*Laurie’s List is a collection of things I think go well together, usually with some pictures I’ve taken.
This Laurie’s List is actually four series and one movie, but hey, the movie has sequels so that counts, right? It’s a—definitely incomplete—list of the shows we tuned into solely because they were set in areas where we loved travelling.
1. New Orleans: Treme (HBO), 2012-13, 3 Seasons, 36 episodes
When we visited New Orleans in February 2013, the city was decked out in its Mardi Gras finery. Most of my photos reflect the irrepressible, celebratory atmosphere of the city. But eight years after Hurricane Katrina, you still didn’t have to look further than the side streets and the poorer districts to see how badly the city was ravaged.
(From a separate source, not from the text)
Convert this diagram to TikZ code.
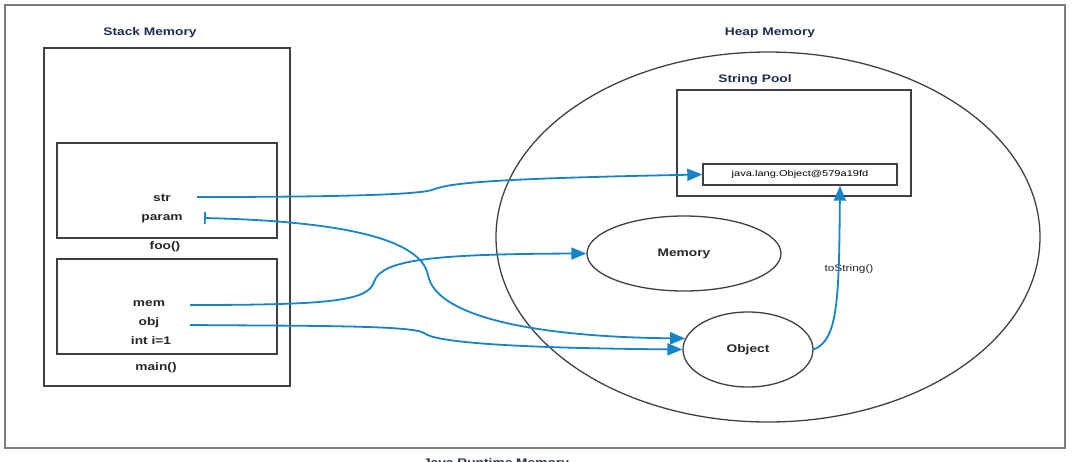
\documentclass[tikz,border=0pt]{standalone}
\usepackage{fontspec}
\setmainfont{Liberation Sans}
\usetikzlibrary{shapes.geometric,arrows.meta,positioning}
\definecolor{linkblue}{RGB}{22,132,198}
\definecolor{titlenavy}{RGB}{30,44,78}
\definecolor{framegray}{RGB}{125,125,125}
\tikzstyle{arrow} = [line width=1.8pt,draw=linkblue,-{Triangle[length=15pt,width=12pt]}]
\tikzset{box/.style={rectangle,draw=black!75,line width=1.4pt,inner sep=0pt},
  blob/.style={ellipse,draw=black!75,line width=1.3pt,inner sep=0pt},
  title/.style={font=\bfseries\fontsize{11}{13}\selectfont,text=titlenavy,xscale=1.25},
  var/.style={font=\bfseries\fontsize{11}{13}\selectfont,text=black!85,xscale=1.25}}

\begin{document}
\begin{tikzpicture}[x=1pt,y=-1pt]
    \useasboundingbox (0,0) rectangle (1077,461);
    \node [box, draw=framegray, line width=1.6pt, minimum width=1060, minimum height=443] (runtime) at (535,226.5) {};
    \node [title, anchor=base] (runtimelabel) at (496,466) {Java Runtime Memory};

    % stack side
    \node [title] (stacklabel) at (150,33) {Stack Memory};
    \node [box, minimum width=246, minimum height=338] (stack) at (167,217) {};
    \node [box, minimum width=220, minimum height=95] (foo) at (167,190.5) {};
    \node [box, minimum width=220, minimum height=95] (main) at (167,306.5) {};
    \node [var] (foolabel) at (165,247) {foo()};
    \node [var] (mainlabel) at (156,368) {main()};
    \node [var] (str) at (162,198) {str};
    \node [var] (param) at (162,219) {param};
    \node [var] (mem) at (149,304) {mem};
    \node [var] (obj) at (149,323) {obj};
    \node [var] (inti) at (151,341) {int i=1};

    % heap side
    \node [title] (heaplabel) at (770,33) {Heap Memory};
    \node [blob, minimum width=544, minimum height=370] (heap) at (768,237) {};
    \node [title] (poollabel) at (755,80) {String Pool};
    \node [box, minimum width=194, minimum height=21, font=\fontsize{8.5}{10}\selectfont] (java) at (800,174.5) {\scalebox{1.3}[1]{java.lang.Object@579a19fd}};
    \node [box, minimum width=234, minimum height=106] (pool) at (794,143) {};
    \node [blob, minimum width=194, minimum height=75] (memory) at (684,253.5) {};
    \node [var] (memorylabel) at (memory) {Memory};
    \node [blob, minimum width=130, minimum height=75] (object) at (748,349.5) {};
    \node [var] (objectlabel) at (object) {Object};
    \node [var, font=\fontsize{9.5}{11}\selectfont] (tostring) at (849,269) {toString()};

    \draw [arrow] (197,197) .. controls (330,197) and (415,195) .. (432,190)
        .. controls (448,184) and (470,179) .. (java.west);
    \draw [arrow, arrows={Bar[width=12pt]-{Triangle[length=15pt,width=12pt]}}] (204,218) .. controls (330,221) and (420,236) .. (428,275)
        .. controls (436,318) and (540,337) .. (object.170);
    \draw [arrow] (190,305) .. controls (330,305) and (368,301) .. (374,282)
        .. controls (381,260) and (430,254) .. (memory.west);
    \draw [arrow] (190,325) .. controls (300,326) and (412,325) .. (424,333)
        .. controls (436,343) and (520,348) .. (object.west);
    \draw [arrow] (object.east) .. controls (838,340) and (839,300) .. ([xshift=40pt]java.south);
\end{tikzpicture}
\end{document}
Here’s a great summary for Treme: “… a compelling series about interconnected characters coping in the wake of the disaster. Amidst music. In Orleans, it’s all about the music.” Treme is still a hugely relevant and highly engaging series. And it’s got Steve Earle in it. ‘Nuff said.
2. The Black Hills: Deadwood (HBO), 2004-06, 3 Seasons, 36 episodes
Shakespearean in its use of language and featuring the outstanding Ian McShane, Deadwood is a series I wish had never ended. Set in the Black Hills of South Dakota, the current town of Deadwood feels nothing like the show, but the surrounding region, which includes Devil’s Tower, Mount Rushmore and Crazy Horse Monument, has been one of our favourite RV-ing destinations so far.
3. Florida: Bloodline (Netflix), 2015-17, 3 seasons, 33 episodes
I thought this series did a great job conveying the hot, steamy nature of the south end of the state. It is a definitely relentless drama, but it has some good black humour. And after reading a number of Florida authors Carl Hiassen and Tim Dorsey’s more comic tales of panhandle misadventures, I could totally buy Bloodline‘s twisting saga of fishing charters, family feuds, shady dealings and disappearing bodies.
4. Texas to Montana: Lonesome Dove, 1989, 1 season, 4 episodes
I surprised myself by loving Larry McMurty’s book Lonesome Dove, so I was probably hypercritical when we sat down to watch the original 1989 mini-series starring Robert Duvall and Tommy Lee Jones. (We didn’t bother with the mid-90s weekly TV series that came later.)
I can’t say I loved this adaptation, but Brent found it quite engaging and I see now that it picked up an award or 16 (!).
The story tracks the rocky progress of two old Texas Rangers as they drive a cattle herd north to Montana. Spoiler alert: Things don’t go well.
5. The Alabama Hills in California: Tremors (Universal), 1990
Right. I thought it would be really fun to watch the original Tremors movie again while we were dry-camping out in the Alabama Hills, exactly in the spot where it was filmed.
We’d even been to the fun little Film History Museum in nearby Lone Pine to see the models of the monsters.
OMG. Turns out I couldn’t rewatch the movie. Not while camping in the desert. Not if I ever wanted to step outside the RV again. Tremors is still really fun, and really scary.
We do highly recommend the museum if you are in the area. As of 2018, it’s only $5 to enter and it’s a very entertaining way to spend about 45 minutes. (Watch the short film in the theatre first though — unless you are old enough to remember the Lone Ranger and all those singing cowboys!)